Exercise input:
★ ★ ★ ★ ★ ★ ★
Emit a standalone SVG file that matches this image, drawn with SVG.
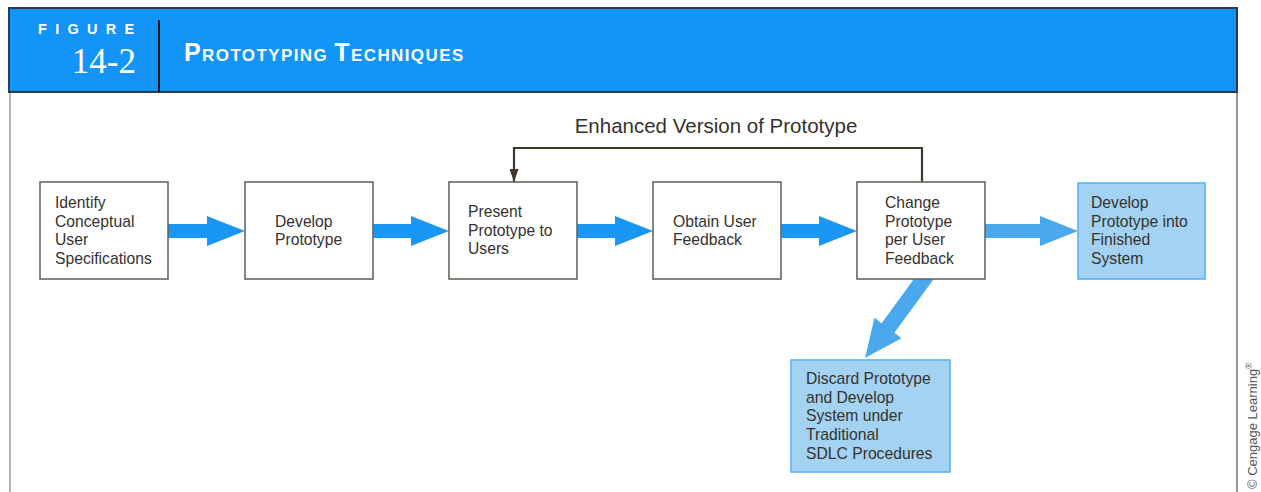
<svg xmlns="http://www.w3.org/2000/svg" width="1261" height="492" viewBox="0 0 1261 492">
  <style>
    .box { fill: #ffffff; stroke: #6b655c; stroke-width: 1.6; }
    .boxb { fill: #a3d2f2; stroke: #5ab2f2; stroke-width: 1.6; }
    .lbl { font-family: "Liberation Sans", Arial, sans-serif; font-size: 15.7px; fill: #35322e; }
    .arr { fill: #1a97f4; }
    .arrl { fill: #4aa8ef; }
    .loop { fill: none; stroke: #3e382f; stroke-width: 2.2; }
  </style>
  <defs>
    <marker id="tip" viewBox="0 0 10 10" refX="10" refY="5" markerWidth="13" markerHeight="9" markerUnits="userSpaceOnUse" orient="auto" preserveAspectRatio="none">
      <path d="M0,0 L10,5 L0,10 Z" fill="#3e382f"/>
    </marker>
  </defs>

  <rect width="1261" height="492" fill="#ffffff"/>

  <!-- frame -->
  <g id="frame">
    <line x1="10" y1="92" x2="10" y2="492" stroke="#9a9a9a" stroke-width="1.5"/>
    <line x1="1237" y1="92" x2="1237" y2="492" stroke="#7a746a" stroke-width="1.5"/>
  </g>

  <!-- title bar -->
  <g id="header">
    <rect x="9" y="8" width="1228" height="84" fill="#1294f9" stroke="#2b3b4b" stroke-width="2"/>
    <line x1="159" y1="20" x2="159" y2="92" stroke="#141414" stroke-width="2"/>
    <text x="38" y="33.5" font-family="Liberation Sans, Arial, sans-serif" font-weight="bold" font-size="14.5px" letter-spacing="8.3" fill="#ffffff">FIGURE</text>
    <text x="136" y="73" text-anchor="end" font-family="Liberation Serif, Times New Roman, serif" font-size="35px" fill="#ffffff">14-2</text>
    <text x="184" y="61" font-family="Liberation Sans, Arial, sans-serif" font-weight="bold" fill="#ffffff" letter-spacing="1.4"><tspan font-size="25px">P</tspan><tspan font-size="17px">ROTOTYPING </tspan><tspan font-size="25px">T</tspan><tspan font-size="17px">ECHNIQUES</tspan></text>
  </g>

  <!-- connectors -->
  <g id="connectors">
    <polygon class="arr" points="166,224 207,224 207,216 245,231 207,246 207,238 166,238"/>
    <polygon class="arr" points="371,224 411,224 411,216 449,231 411,246 411,238 371,238"/>
    <polygon class="arr" points="575,224 615,224 615,216 653,231 615,246 615,238 575,238"/>
    <polygon class="arr" points="779,224 819,224 819,216 857,231 819,246 819,238 779,238"/>
    <polygon class="arrl" points="983,224 1040,224 1040,216 1078,231 1040,246 1040,238 983,238"/>
    <polygon class="arrl" points="922.6,267.2 935.4,276.8 894.4,332.8 901.5,338.3 865,358 874.5,317.7 881.6,323.2"/>
    <polyline class="loop" points="922,182 922,148 514,148 514,182" marker-end="url(#tip)"/>
    <text x="716" y="133" text-anchor="middle" font-family="Liberation Sans, Arial, sans-serif" font-size="20.5px" fill="#35322e">Enhanced Version of Prototype</text>
  </g>

  <!-- process steps -->
  <g id="identify">
    <rect class="box" x="40" y="182" width="128" height="97"/>
    <text class="lbl"><tspan x="55" y="208">Identify</tspan><tspan x="55" y="227">Conceptual</tspan><tspan x="55" y="245">User</tspan><tspan x="55" y="264">Specifications</tspan></text>
  </g>
  <g id="develop">
    <rect class="box" x="245" y="182" width="128" height="97"/>
    <text class="lbl"><tspan x="275" y="227">Develop</tspan><tspan x="275" y="245">Prototype</tspan></text>
  </g>
  <g id="present">
    <rect class="box" x="449" y="182" width="128" height="97"/>
    <text class="lbl"><tspan x="468" y="217">Present</tspan><tspan x="468" y="236">Prototype to</tspan><tspan x="468" y="254">Users</tspan></text>
  </g>
  <g id="obtain">
    <rect class="box" x="653" y="182" width="128" height="97"/>
    <text class="lbl"><tspan x="673" y="227">Obtain User</tspan><tspan x="673" y="245">Feedback</tspan></text>
  </g>
  <g id="change">
    <rect class="box" x="857" y="182" width="128" height="97"/>
    <text class="lbl"><tspan x="885" y="208">Change</tspan><tspan x="885" y="227">Prototype</tspan><tspan x="885" y="245">per User</tspan><tspan x="885" y="264">Feedback</tspan></text>
  </g>
  <g id="finished">
    <rect class="boxb" x="1078" y="183" width="127" height="96"/>
    <text class="lbl"><tspan x="1091" y="208">Develop</tspan><tspan x="1091" y="227">Prototype into</tspan><tspan x="1091" y="245">Finished</tspan><tspan x="1091" y="264">System</tspan></text>
  </g>
  <g id="discard">
    <rect class="boxb" x="791" y="360" width="159" height="112"/>
    <text class="lbl"><tspan x="806" y="384">Discard Prototype</tspan><tspan x="806" y="403">and Develop</tspan><tspan x="806" y="421">System under</tspan><tspan x="806" y="440">Traditional</tspan><tspan x="806" y="459">SDLC Procedures</tspan></text>
  </g>

  <!-- credit line -->
  <text transform="translate(1257,489) rotate(-90)" font-family="Liberation Sans, Arial, sans-serif" font-size="13px" fill="#555555">© Cengage Learning<tspan font-size="8.5px" dy="-5">®</tspan></text>
</svg>
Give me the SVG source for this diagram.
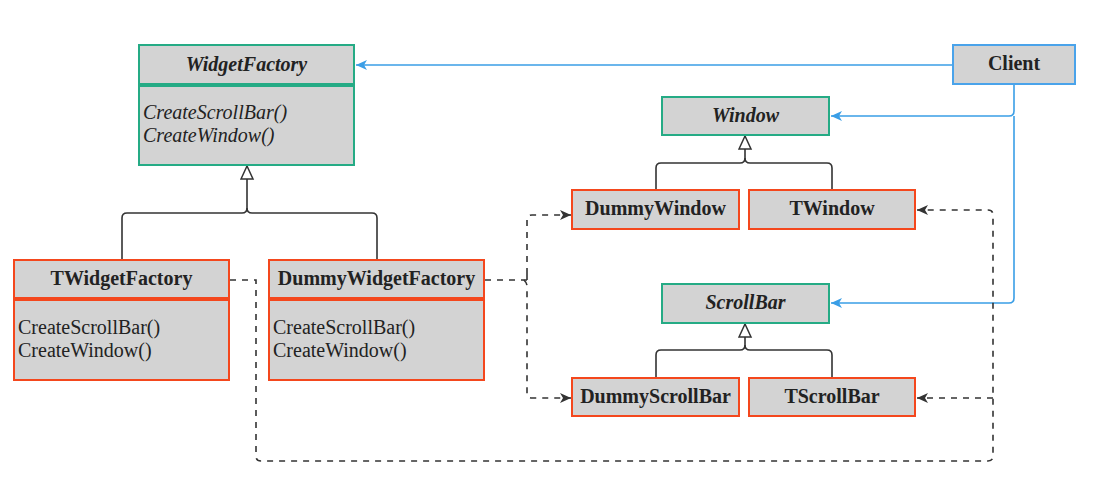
<svg xmlns="http://www.w3.org/2000/svg" width="1096" height="490" viewBox="0 0 1096 490">
<defs>
<style>
.box{fill:#d3d3d3;stroke-width:2}
.abs{stroke:#25ab85}
.con{stroke:#f4471d}
.cli{stroke:#4aa3ea}
text{font-family:"Liberation Serif","Times New Roman",serif;font-size:20px;fill:#222}
.b{font-weight:bold}
.i{font-style:italic}
.mid{text-anchor:middle}
.inh{fill:none;stroke:#333;stroke-width:1.6}
.dash{fill:none;stroke:#333;stroke-width:1.6;stroke-dasharray:6 6}
.blue{fill:none;stroke:#3a9ee6;stroke-width:1.6}
</style>
<marker id="tri" markerWidth="16" markerHeight="16" refX="14" refY="7" orient="auto" markerUnits="userSpaceOnUse">
<path d="M1,1 L14,7 L1,13 Z" fill="#fff" stroke="#333" stroke-width="1.5"/>
</marker>
<marker id="arr" markerWidth="14" markerHeight="14" refX="11" refY="6" orient="auto" markerUnits="userSpaceOnUse">
<path d="M0,1 L11,6 L0,11 L3,6 Z" fill="#333"/>
</marker>
<marker id="barr" markerWidth="14" markerHeight="14" refX="11" refY="6" orient="auto" markerUnits="userSpaceOnUse">
<path d="M0,1 L11,6 L0,11 L3,6 Z" fill="#3a9ee6"/>
</marker>
</defs>
<rect width="1096" height="490" fill="#fff"/>
<g id="connectors">
<path class="blue" d="M953,65 L356,65" marker-end="url(#barr)"/>
<path class="blue" d="M1014,84 L1014,111 Q1014,116 1009,116 L831,116" marker-end="url(#barr)"/>
<path class="blue" d="M1014,116 L1014,298 Q1014,303 1009,303 L831,303" marker-end="url(#barr)"/>
<path class="inh" d="M122,260 L122,218 Q122,213 127,213 L242,213 Q247,213 247,208 L247,166" marker-end="url(#tri)"/>
<path class="inh" d="M377,260 L377,218 Q377,213 372,213 L252,213 Q247,213 247,208"/>
<path class="inh" d="M656,190 L656,168 Q656,163 661,163 L740,163 Q745,163 745,158 L745,136" marker-end="url(#tri)"/>
<path class="inh" d="M832,190 L832,168 Q832,163 827,163 L750,163 Q745,163 745,158"/>
<path class="inh" d="M656,378 L656,355 Q656,350 661,350 L740,350 Q745,350 745,345 L745,324" marker-end="url(#tri)"/>
<path class="inh" d="M832,378 L832,355 Q832,350 827,350 L750,350 Q745,350 745,345"/>
<path class="dash" d="M485,280 L527,280 L527,220 Q527,215 532,215 L571,215" marker-end="url(#arr)"/>
<path class="dash" d="M527,280 L527,274 M524,280 Q527,283 527,286 L527,393 Q527,398 532,398 L571,398" marker-end="url(#arr)"/>
<path class="dash" d="M230,280 L256,280 L256,456 Q256,461 261,461 L988,461 Q993,461 993,456 L993,215 Q993,210 988,210 L917,210" marker-end="url(#arr)"/>
<path class="dash" d="M993,398 L917,398" marker-end="url(#arr)"/>
</g>
<g id="WidgetFactory">
<rect class="box abs" x="139" y="45" width="215" height="39"/>
<rect class="box abs" x="139" y="86" width="215" height="79"/>
<text class="b i mid" x="246.5" y="71">WidgetFactory</text>
<text class="i" x="143" y="119">CreateScrollBar()</text>
<text class="i" x="143" y="142">CreateWindow()</text>
</g>
<g id="TWidgetFactory">
<rect class="box con" x="14" y="260" width="215" height="38"/>
<rect class="box con" x="14" y="300" width="215" height="80"/>
<text class="b mid" x="121.5" y="285">TWidgetFactory</text>
<text x="18" y="334">CreateScrollBar()</text>
<text x="18" y="357">CreateWindow()</text>
</g>
<g id="DummyWidgetFactory">
<rect class="box con" x="269" y="260" width="215" height="38"/>
<rect class="box con" x="269" y="300" width="215" height="80"/>
<text class="b mid" x="376.5" y="285">DummyWidgetFactory</text>
<text x="273" y="334">CreateScrollBar()</text>
<text x="273" y="357">CreateWindow()</text>
</g>
<g id="Window">
<rect class="box abs" x="662" y="97" width="167" height="38"/>
<text class="b i mid" x="745.5" y="122">Window</text>
</g>
<g id="DummyWindow">
<rect class="box con" x="572" y="190" width="167" height="39"/>
<text class="b mid" x="655.5" y="215">DummyWindow</text>
</g>
<g id="TWindow">
<rect class="box con" x="749" y="190" width="166" height="39"/>
<text class="b mid" x="832" y="215">TWindow</text>
</g>
<g id="ScrollBar">
<rect class="box abs" x="662" y="284" width="167" height="39"/>
<text class="b i mid" x="745.5" y="309">ScrollBar</text>
</g>
<g id="DummyScrollBar">
<rect class="box con" x="572" y="378" width="167" height="38"/>
<text class="b mid" x="655.5" y="403">DummyScrollBar</text>
</g>
<g id="TScrollBar">
<rect class="box con" x="749" y="378" width="166" height="38"/>
<text class="b mid" x="832" y="403">TScrollBar</text>
</g>
<g id="Client">
<rect class="box cli" x="953" y="45" width="122" height="39"/>
<text class="b mid" x="1014" y="70">Client</text>
</g>
</svg>
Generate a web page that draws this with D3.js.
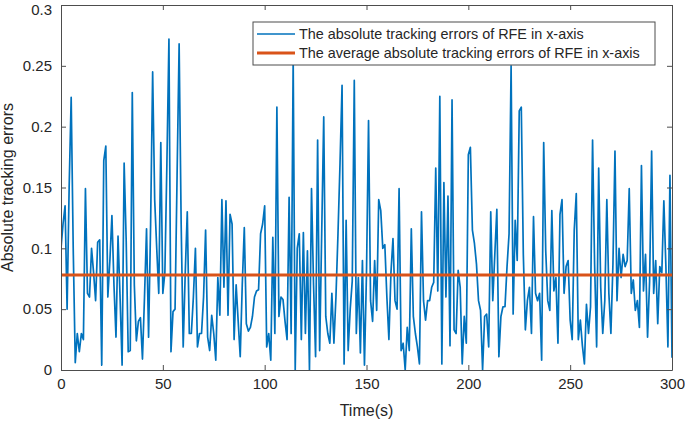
★ ★ ★ ★ ★ ★ ★
Short exercise: Reply with one number only: how many lines of the listing hold "that"?

Answer to this task: 2